Market Landscape and Trends

Globally, the annuities market has been growing, with the U.S. seeing a 22% increase in sales in 2022, reaching around $310 billion. This growth is driven by increasing life expectancies and market volatility, which have made the guaranteed income from annuities more attractive to retirees. In contrast, the annuity market in India remains relatively small, with insurance companies struggling to push these products amid strong competition from more familiar options like fixed deposits and provident funds.

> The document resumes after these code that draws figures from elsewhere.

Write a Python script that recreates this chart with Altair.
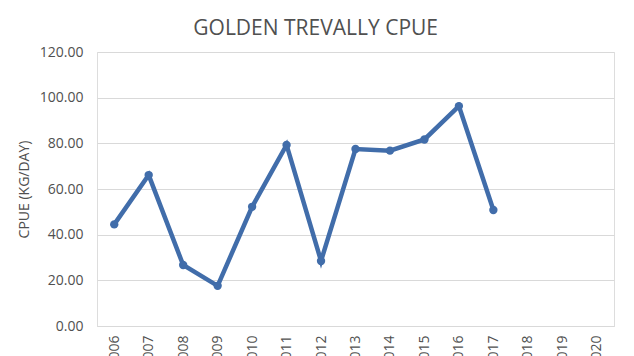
import altair as alt
import pandas as pd

years = [str(y) for y in range(2006, 2021)]
data_years = [str(y) for y in range(2006, 2018)]
cpue = [44.5, 66.1, 26.7, 17.6, 52.2, 79.3, 28.5, 77.5, 76.8, 81.7, 96.3, 50.8]

df = pd.DataFrame({"year": data_years, "cpue": cpue})

FONT = "Open Sans"
GREY = "#505050"
BLUE = "#416DAA"

x = alt.X("year:O", scale=alt.Scale(domain=years, padding=0.5),
          axis=alt.Axis(title=None, labelAngle=-90, labelFontSize=14, labelColor=GREY,
                        labelFont=FONT, ticks=False, domain=True, domainColor="#D9D9D9",
                        labelPadding=9, grid=False))
y = alt.Y("cpue:Q", scale=alt.Scale(domain=[0, 120], nice=False),
          axis=alt.Axis(title="CPUE (KG/DAY)", format=".2f", values=[0, 20, 40, 60, 80, 100, 120],
                        labelFontSize=14, labelColor=GREY, labelFont=FONT, labelPadding=14,
                        titleFontSize=14, titleColor=GREY, titleFont=FONT, titleFontWeight="normal",
                        titlePadding=8, ticks=False, domain=False, gridColor="#D9D9D9"))

base = alt.Chart(df)
line = base.mark_line(color=BLUE, strokeWidth=4.5).encode(x=x, y=y)
pts = base.mark_circle(color=BLUE, size=70, opacity=1).encode(x=x, y=y)

chart = (line + pts).properties(
    width=517, height=274,
    title=alt.TitleParams("GOLDEN TREVALLY CPUE", fontSize=21, color=GREY, font=FONT,
                          fontWeight="normal", offset=6, frame="bounds", anchor="middle"),
    autosize=alt.AutoSizeParams(type="none"),
    padding={"left": 97, "top": 52, "right": 20, "bottom": 30},
).configure_view(stroke=None).configure(background="white")

chart.save("out.html", embed_options={"renderer": "svg", "actions": False})
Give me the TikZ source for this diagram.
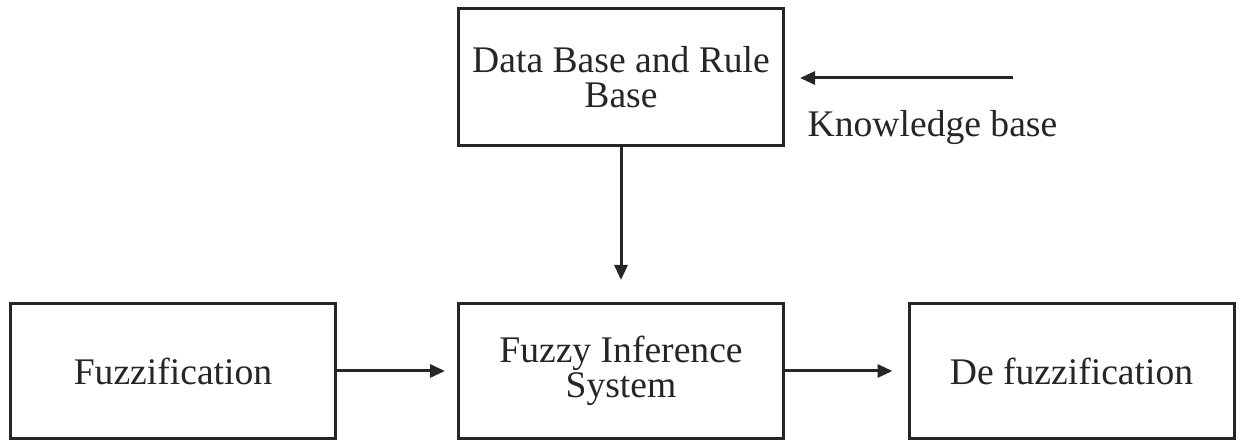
\documentclass[tikz,border=0pt]{standalone}
\usepackage{fontspec}
\setmainfont{Liberation Serif}
\usetikzlibrary{arrows.meta}
\begin{document}
\begin{tikzpicture}[x=0.5pt,y=-0.5pt,
  block/.style={draw=black!85, line width=1.5pt, minimum width=162.5pt,
    minimum height=67.5pt, align=center, inner sep=0pt,
    font=\fontsize{18.8}{17.5}\selectfont, text=black!85},
  arr/.style={draw=black!85, line width=1.5pt,
    -{Triangle[length=7.5pt,width=6.5pt]}},
  lbl/.style={font=\fontsize{18.8}{17.5}\selectfont, text=black!85, inner sep=0pt}]
  \useasboundingbox (0,0) rectangle (1241,442);
  % blocks
  \node[block, minimum height=68.5pt] (db)  at (621,77.5) {Data Base and Rule\\Base};
  \node[block] (fz)  at (173,371)  {Fuzzification};
  \node[block] (fis) at (621,371)  {Fuzzy Inference\\System};
  \node[block] (dfz) at (1071.5,371) {De fuzzification};
  % knowledge input
  \coordinate (ks) at (1013,78);
  \coordinate (ke) at (800,78);
  \draw[arr] (ks) -- (ke);
  \node[lbl] (kb) at (932.5,128) {Knowledge base};
  % flow connectors
  \draw[arr, shorten >=11pt] (db.south) -- (fis.north);
  \draw[arr, shorten >=6pt] (fz.east) -- (fis.west);
  \draw[arr, shorten >=7.5pt] (fis.east) -- (dfz.west);
\end{tikzpicture}
\end{document}
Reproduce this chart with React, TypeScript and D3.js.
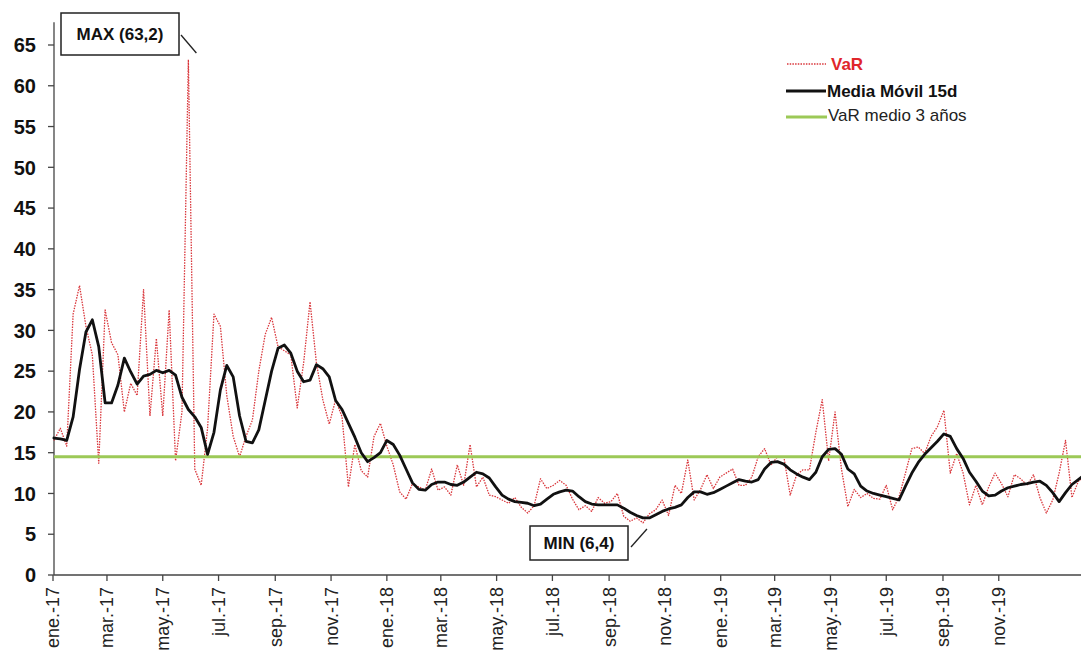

Cultural and Behavioral Barriers

Indians traditionally favor investments that offer immediate liquidity and guaranteed returns, such as fixed deposits, gold, and real estate. Annuities, which typically require a lump-sum investment and provide returns over time, are perceived as less attractive due to their long-term nature. This preference for liquidity and immediate returns is a significant barrier to the adoption of annuities.

Moreover, financial illiteracy plays a crucial role. Many Indian investors are unfamiliar with how annuities work and the benefits they can offer, leading to a lack of trust in these products. The Indian market is also characterized by a conservative approach to retirement planning, with a strong preference for risk-free investments, despite the potential for higher returns from more diversified portfolios.

What Indians Are Missing Out On

The reluctance to invest in annuities could lead to a lack of financial security in retirement. Annuities offer several benefits that are particularly valuable in the Indian context, where the social safety net is limited:

  1. Guaranteed Income: Annuities provide a reliable income stream, ensuring that retirees do not outlive their savings, which is increasingly important as life expectancy rises.
  2. Protection Against Market Volatility: Unlike equity-based investments, annuities are not subject to market fluctuations, making them a stable source of income.
  3. Tax Benefits: Some annuity plans offer tax advantages under Indian law, which can enhance their attractiveness as a retirement investment.

Conclusion

While annuities might not be the go-to investment for most Indians, the benefits they offer in terms of financial security and protection against longevity risk are compelling. For those looking to build a robust retirement plan, incorporating annuities could be a prudent strategy. However, this will require a shift in investor mindset, better financial education, and possibly policy incentives to encourage greater adoption of annuities in India.

By avoiding annuities, Indian investors may be missing out on a vital tool for securing their financial future, particularly in an era of increasing life expectancy and economic uncertainty.